No digo yo que no haya que romper con ciertas rigideces artificiosas de la pugna política. Es verdad que el oigausté canta a naftalina, pero no se puede debatir sobre el futuro de un país como quien discute los ingredientes de la pizza que se va a encargar.

Desigualdad y Frente Nacional

No sabe uno si enternecen o enfurecen las requetesobadas manifestaciones de sorpresa indignada —o de indignación sorprendida— que siguen a cada mejora de los resultados electorales del Frente Nacional en Francia. He perdido ya la cuenta. Sin mirar en Wikipedia, no soy capaz de decirles si son tres, cuatro o cinco consecutivas, pero sí que cada una de ellas ha venido orlada con idénticos mohínes y sobreactuados rictus de disgusto. Se diría que los ejercicios de manos a la cabeza, las mendrugadas tópicas sobre dónde va a parar esta Europa insolidaria, los tontucios recordatorios de la Alemania prehitleriana e incluso las bienintencionadas expresiones de preocupación forman parte de un exorcismo de los propios fantasmas.
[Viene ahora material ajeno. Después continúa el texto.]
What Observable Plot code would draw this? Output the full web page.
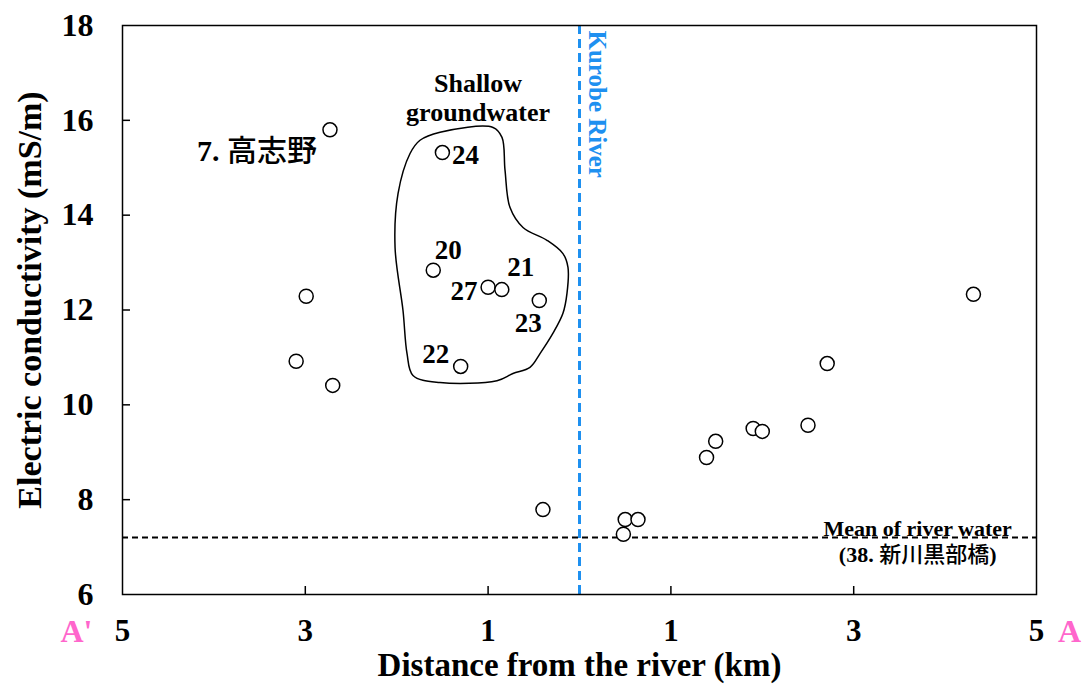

Y eso es precio de amigo. En no pocas ocasiones, todo ese blablablá clueco es la (auto) delación de la izquierda exquisita y funcionaria sobre su responsabilidad vergonzosa y vergonzante en el ascenso de las huestes, primero de Jean Marie, y ahora, con mucho más peligro, de Marine Le Pen. Qué fácil, ¿verdad?, explicarlo todo en función del racismo, la xenofobia, el egoísmo y, en definitiva, la inferioridad mental de varios millones de votantes que no merecen consideración de personas. Tremebundo clasismo en nombre, manda pelotas, de lo contrario; no se puede llevar más lejos la perversión. Como coralario, brutal ceguera voluntaria de quienes para no quedarse sin su martingala se niegan, entre otras mil evidencias, esta que revelaron varios analistas el domingo pasado: el mapa de la desigualdad en Francia es milímetro a milímetro el de la fortaleza electoral del Frente Nacional.